MATERIALS PROVIDED |
>>>>>

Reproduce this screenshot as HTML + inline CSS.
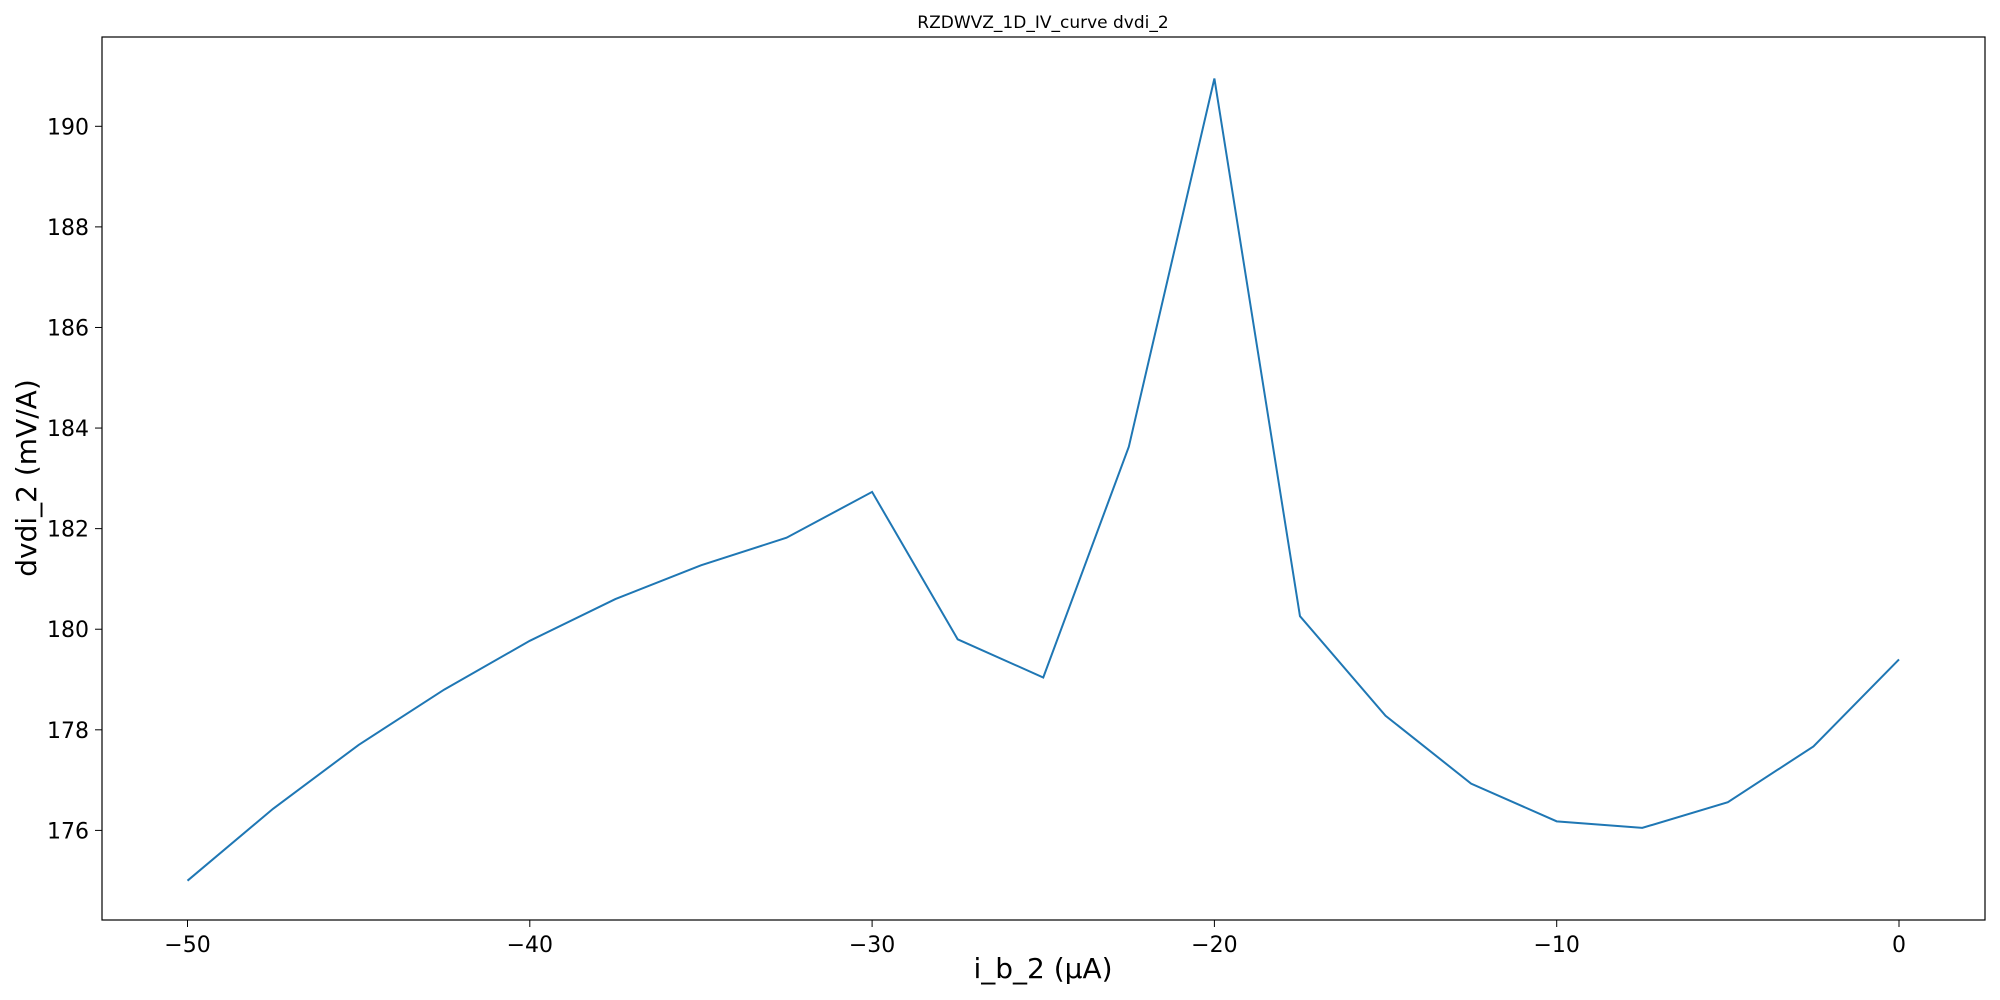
<!DOCTYPE html>
<html><head><meta charset="utf-8"><style>
html,body{margin:0;padding:0;background:#fff;}
svg{display:block;font-family:"DejaVu Sans","Liberation Sans",sans-serif;}
</style></head><body>
<svg id="chart" width="2000" height="1000">
<text x="1043" y="28" font-size="17" text-anchor="middle">RZDWVZ_1D_IV_curve dvdi_2</text>
<rect x="102" y="37" width="1883" height="883" fill="none" stroke="#000" stroke-width="1.2"/>
<g id="xt"></g><g id="yt"></g>
<polyline id="line" fill="none" stroke="#1f77b4" stroke-width="2"/>
<text x="1043" y="978" font-size="28" text-anchor="middle">i_b_2 (μA)</text>
<text x="36" y="478" font-size="28" text-anchor="middle" transform="rotate(-90 36 478)">dvdi_2 (mV/A)</text>
</svg>
<script>
const xValues=[-50,-47.5,-45,-42.5,-40,-37.5,-35,-32.5,-30,-27.5,-25,-22.5,-20,-17.5,-15,-12.5,-10,-7.5,-5,-2.5,0];
const yValues=[175.0,176.43,177.7,178.8,179.77,180.6,181.27,181.82,182.73,179.8,179.04,183.63,190.95,180.26,178.28,176.93,176.18,176.05,176.56,177.67,179.4];
const xTicks=[-50,-40,-30,-20,-10,0];
const yTicks=[176,178,180,182,184,186,188,190];
const NS='http://www.w3.org/2000/svg';
function sx(v){return 187.5+(v+50)/50*(1899-187.5);}
function sy(v){return 830.4-(v-176)/14*(830.4-126.3);}
document.getElementById('line').setAttribute('points',xValues.map((x,i)=>sx(x)+','+sy(yValues[i])).join(' '));
const xt=document.getElementById('xt'),yt=document.getElementById('yt');
xTicks.forEach(t=>{
 const l=document.createElementNS(NS,'line');
 l.setAttribute('x1',sx(t));l.setAttribute('x2',sx(t));l.setAttribute('y1',920);l.setAttribute('y2',927);l.setAttribute('stroke','#000');
 
 
 xt.appendChild(l);
 const s=document.createElementNS(NS,'text');
 s.setAttribute('x',sx(t));s.setAttribute('y',952);s.setAttribute('font-size','22');s.setAttribute('text-anchor','middle');
 s.textContent=t<0?'\u2212'+(-t):String(t);
 
 
 xt.appendChild(s);
});
yTicks.forEach(t=>{
 const l=document.createElementNS(NS,'line');
 l.setAttribute('x1',95);l.setAttribute('x2',102);l.setAttribute('y1',sy(t));l.setAttribute('y2',sy(t));l.setAttribute('stroke','#000');
 
 
 yt.appendChild(l);
 const s=document.createElementNS(NS,'text');
 s.setAttribute('x',89);s.setAttribute('y',sy(t)+8);s.setAttribute('font-size','22');s.setAttribute('text-anchor','end');
 s.textContent=String(t);
 
 
 yt.appendChild(s);
});
</script>
</body></html>
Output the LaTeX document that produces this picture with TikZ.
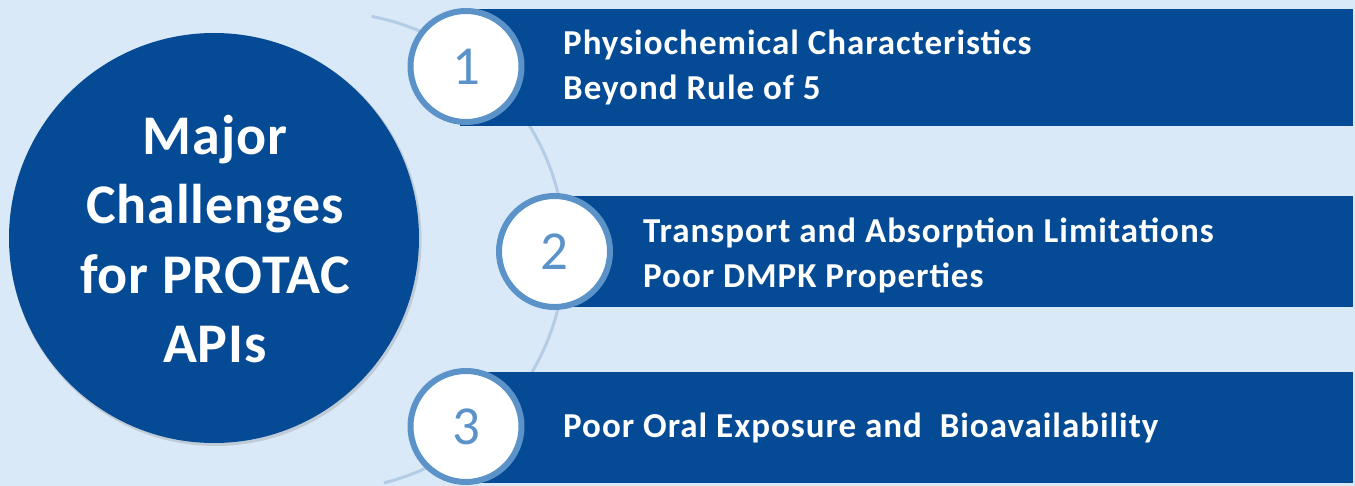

<<<<<

EXERCISE DESCRIPTION |
Repeat the material exactly as it reads, without any of its pictures.

SOLUTION TO THE EXERCISE |
Reproduce this screenshot as HTML + inline CSS.
<!DOCTYPE html>
<html><head><meta charset="utf-8"><style>
html,body{margin:0;padding:0;background:#fff;}
svg{display:block;font-family:"DejaVu Sans","Liberation Sans",sans-serif;}
</style></head><body>
<svg id="chart" width="2000" height="1000">
<text x="1043" y="28" font-size="17" text-anchor="middle">RZDWVZ_1D_IV_curve dvdi_2</text>
<rect x="102" y="37" width="1883" height="883" fill="none" stroke="#000" stroke-width="1.2"/>
<g id="xt"></g><g id="yt"></g>
<polyline id="line" fill="none" stroke="#1f77b4" stroke-width="2"/>
<text x="1043" y="978" font-size="28" text-anchor="middle">i_b_2 (μA)</text>
<text x="36" y="478" font-size="28" text-anchor="middle" transform="rotate(-90 36 478)">dvdi_2 (mV/A)</text>
</svg>
<script>
const xValues=[-50,-47.5,-45,-42.5,-40,-37.5,-35,-32.5,-30,-27.5,-25,-22.5,-20,-17.5,-15,-12.5,-10,-7.5,-5,-2.5,0];
const yValues=[175.0,176.43,177.7,178.8,179.77,180.6,181.27,181.82,182.73,179.8,179.04,183.63,190.95,180.26,178.28,176.93,176.18,176.05,176.56,177.67,179.4];
const xTicks=[-50,-40,-30,-20,-10,0];
const yTicks=[176,178,180,182,184,186,188,190];
const NS='http://www.w3.org/2000/svg';
function sx(v){return 187.5+(v+50)/50*(1899-187.5);}
function sy(v){return 830.4-(v-176)/14*(830.4-126.3);}
document.getElementById('line').setAttribute('points',xValues.map((x,i)=>sx(x)+','+sy(yValues[i])).join(' '));
const xt=document.getElementById('xt'),yt=document.getElementById('yt');
xTicks.forEach(t=>{
 const l=document.createElementNS(NS,'line');
 l.setAttribute('x1',sx(t));l.setAttribute('x2',sx(t));l.setAttribute('y1',920);l.setAttribute('y2',927);l.setAttribute('stroke','#000');
 
 
 xt.appendChild(l);
 const s=document.createElementNS(NS,'text');
 s.setAttribute('x',sx(t));s.setAttribute('y',952);s.setAttribute('font-size','22');s.setAttribute('text-anchor','middle');
 s.textContent=t<0?'\u2212'+(-t):String(t);
 
 
 xt.appendChild(s);
});
yTicks.forEach(t=>{
 const l=document.createElementNS(NS,'line');
 l.setAttribute('x1',95);l.setAttribute('x2',102);l.setAttribute('y1',sy(t));l.setAttribute('y2',sy(t));l.setAttribute('stroke','#000');
 
 
 yt.appendChild(l);
 const s=document.createElementNS(NS,'text');
 s.setAttribute('x',89);s.setAttribute('y',sy(t)+8);s.setAttribute('font-size','22');s.setAttribute('text-anchor','end');
 s.textContent=String(t);
 
 
 yt.appendChild(s);
});
</script>
</body></html>
Output the LaTeX document that produces this picture with TikZ.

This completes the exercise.